▶ _What you need to do_:
Copy exactly, and only, the lines below from the first through the one containing "(0,0) rectangle (1441,1139);", both included; pictures are omitted.

━━━

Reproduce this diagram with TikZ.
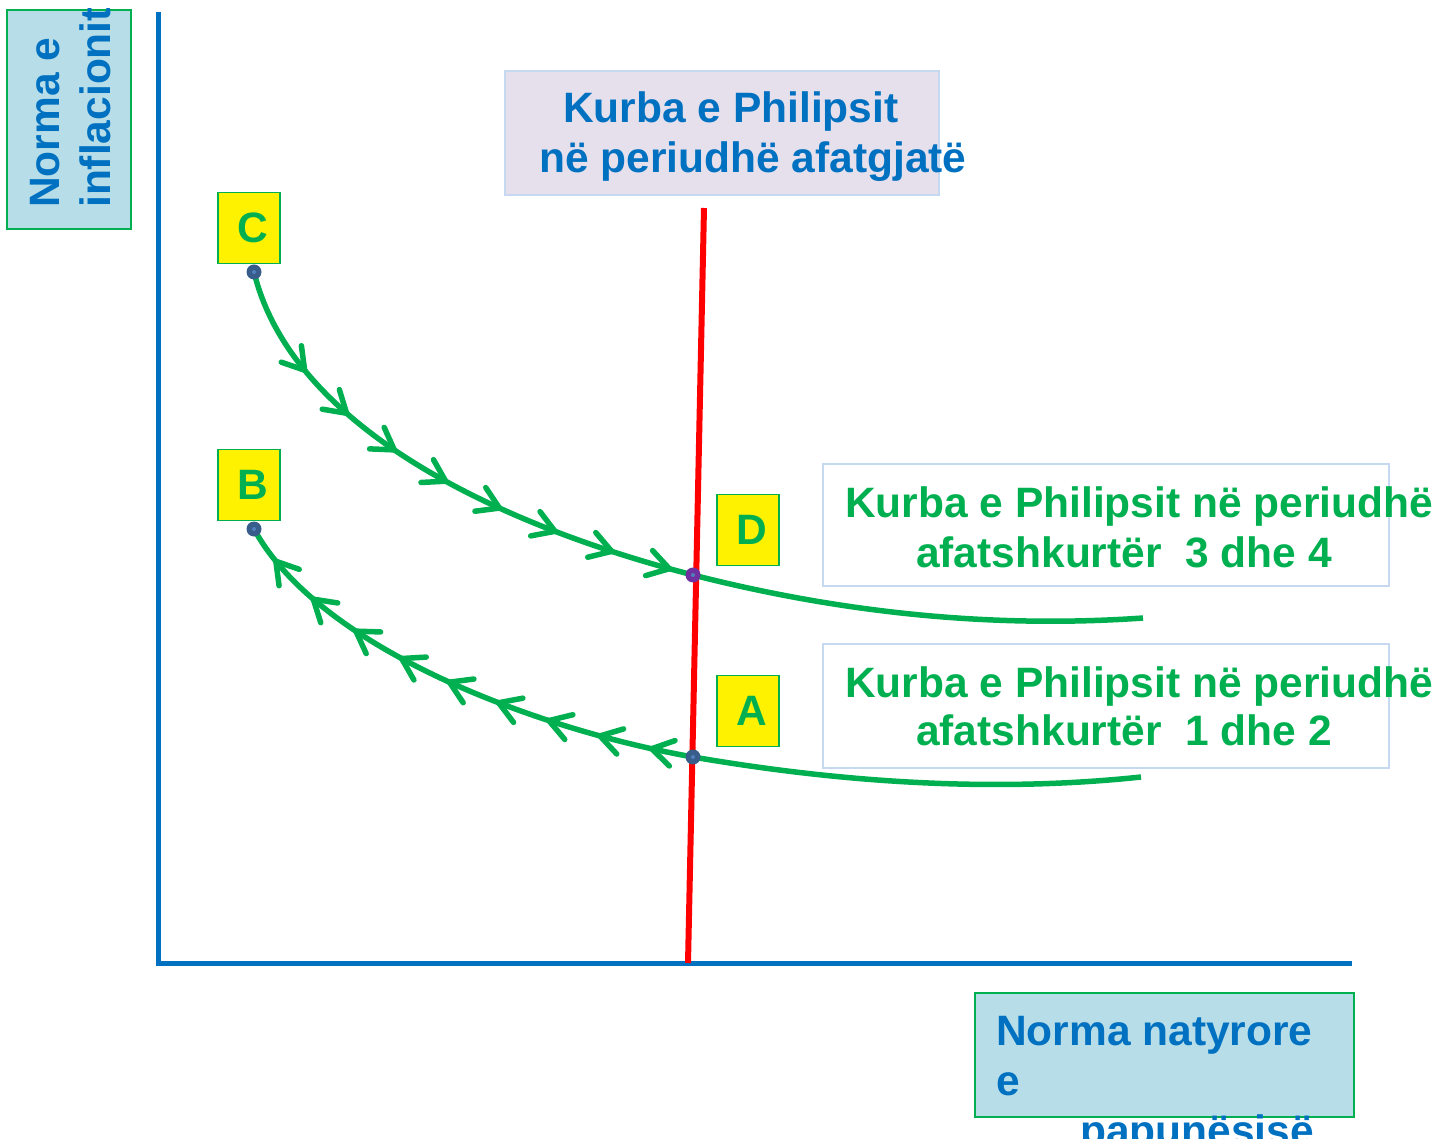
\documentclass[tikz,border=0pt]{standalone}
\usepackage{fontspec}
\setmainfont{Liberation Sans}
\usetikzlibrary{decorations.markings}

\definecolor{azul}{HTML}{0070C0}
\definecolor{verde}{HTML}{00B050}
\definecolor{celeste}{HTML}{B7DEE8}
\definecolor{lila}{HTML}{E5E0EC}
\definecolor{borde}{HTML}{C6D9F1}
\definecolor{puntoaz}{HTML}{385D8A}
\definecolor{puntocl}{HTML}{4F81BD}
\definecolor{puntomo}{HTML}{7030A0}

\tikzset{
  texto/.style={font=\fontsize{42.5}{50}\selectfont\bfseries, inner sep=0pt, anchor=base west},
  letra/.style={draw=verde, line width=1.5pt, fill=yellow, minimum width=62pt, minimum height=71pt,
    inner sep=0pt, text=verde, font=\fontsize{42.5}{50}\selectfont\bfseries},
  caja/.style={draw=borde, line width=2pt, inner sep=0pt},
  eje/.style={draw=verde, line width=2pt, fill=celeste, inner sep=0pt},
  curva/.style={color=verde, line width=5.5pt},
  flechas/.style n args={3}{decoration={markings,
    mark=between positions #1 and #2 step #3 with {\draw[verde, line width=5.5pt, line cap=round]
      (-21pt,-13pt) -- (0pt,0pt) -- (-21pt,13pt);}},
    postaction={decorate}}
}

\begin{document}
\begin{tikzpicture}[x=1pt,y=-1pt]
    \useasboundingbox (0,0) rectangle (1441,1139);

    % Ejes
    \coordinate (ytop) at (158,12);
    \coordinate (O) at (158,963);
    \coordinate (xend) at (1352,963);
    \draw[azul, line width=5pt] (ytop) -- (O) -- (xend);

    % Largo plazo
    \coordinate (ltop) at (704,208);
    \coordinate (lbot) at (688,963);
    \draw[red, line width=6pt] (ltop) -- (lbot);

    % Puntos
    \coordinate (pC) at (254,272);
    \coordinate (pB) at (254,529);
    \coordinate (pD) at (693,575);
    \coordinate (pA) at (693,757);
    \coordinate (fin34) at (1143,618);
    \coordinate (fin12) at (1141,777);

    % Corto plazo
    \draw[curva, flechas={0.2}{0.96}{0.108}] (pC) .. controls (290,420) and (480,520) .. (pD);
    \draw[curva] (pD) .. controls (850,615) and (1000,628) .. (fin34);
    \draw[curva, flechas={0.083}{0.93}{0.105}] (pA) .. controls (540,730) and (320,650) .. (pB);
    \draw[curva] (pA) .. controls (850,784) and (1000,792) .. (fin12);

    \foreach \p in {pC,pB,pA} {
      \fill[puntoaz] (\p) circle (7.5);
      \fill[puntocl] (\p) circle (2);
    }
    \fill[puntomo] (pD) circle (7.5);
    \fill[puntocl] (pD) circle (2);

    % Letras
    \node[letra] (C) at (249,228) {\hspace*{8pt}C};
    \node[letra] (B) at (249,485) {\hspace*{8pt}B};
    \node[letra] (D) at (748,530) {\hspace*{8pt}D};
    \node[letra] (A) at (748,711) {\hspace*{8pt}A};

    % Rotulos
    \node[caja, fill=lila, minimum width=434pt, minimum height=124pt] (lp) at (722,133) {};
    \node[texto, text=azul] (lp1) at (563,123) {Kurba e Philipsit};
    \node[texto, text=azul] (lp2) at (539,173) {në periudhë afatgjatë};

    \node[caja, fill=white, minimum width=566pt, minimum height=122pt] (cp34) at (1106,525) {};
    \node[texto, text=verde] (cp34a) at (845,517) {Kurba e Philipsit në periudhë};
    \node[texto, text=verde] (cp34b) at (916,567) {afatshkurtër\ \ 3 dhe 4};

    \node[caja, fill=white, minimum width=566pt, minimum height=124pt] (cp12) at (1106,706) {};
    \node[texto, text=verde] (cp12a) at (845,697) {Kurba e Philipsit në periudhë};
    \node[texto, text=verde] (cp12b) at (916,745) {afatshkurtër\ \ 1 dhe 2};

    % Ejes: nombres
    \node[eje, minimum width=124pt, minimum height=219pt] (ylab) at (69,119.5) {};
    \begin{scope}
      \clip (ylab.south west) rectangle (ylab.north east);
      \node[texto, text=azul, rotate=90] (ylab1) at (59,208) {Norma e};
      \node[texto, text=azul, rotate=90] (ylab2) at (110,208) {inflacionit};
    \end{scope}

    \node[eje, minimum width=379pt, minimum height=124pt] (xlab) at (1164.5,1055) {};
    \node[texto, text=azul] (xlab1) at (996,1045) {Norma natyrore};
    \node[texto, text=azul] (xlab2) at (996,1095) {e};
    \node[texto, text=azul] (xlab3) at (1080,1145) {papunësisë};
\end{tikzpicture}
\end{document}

━━━

▶ _Reply_:
Reproduce this diagram with TikZ.
\documentclass[tikz,border=0pt]{standalone}
\usepackage{fontspec}
\setmainfont{Liberation Sans}
\usetikzlibrary{decorations.markings}

\definecolor{azul}{HTML}{0070C0}
\definecolor{verde}{HTML}{00B050}
\definecolor{celeste}{HTML}{B7DEE8}
\definecolor{lila}{HTML}{E5E0EC}
\definecolor{borde}{HTML}{C6D9F1}
\definecolor{puntoaz}{HTML}{385D8A}
\definecolor{puntocl}{HTML}{4F81BD}
\definecolor{puntomo}{HTML}{7030A0}

\tikzset{
  texto/.style={font=\fontsize{42.5}{50}\selectfont\bfseries, inner sep=0pt, anchor=base west},
  letra/.style={draw=verde, line width=1.5pt, fill=yellow, minimum width=62pt, minimum height=71pt,
    inner sep=0pt, text=verde, font=\fontsize{42.5}{50}\selectfont\bfseries},
  caja/.style={draw=borde, line width=2pt, inner sep=0pt},
  eje/.style={draw=verde, line width=2pt, fill=celeste, inner sep=0pt},
  curva/.style={color=verde, line width=5.5pt},
  flechas/.style n args={3}{decoration={markings,
    mark=between positions #1 and #2 step #3 with {\draw[verde, line width=5.5pt, line cap=round]
      (-21pt,-13pt) -- (0pt,0pt) -- (-21pt,13pt);}},
    postaction={decorate}}
}

\begin{document}
\begin{tikzpicture}[x=1pt,y=-1pt]
    \useasboundingbox (0,0) rectangle (1441,1139);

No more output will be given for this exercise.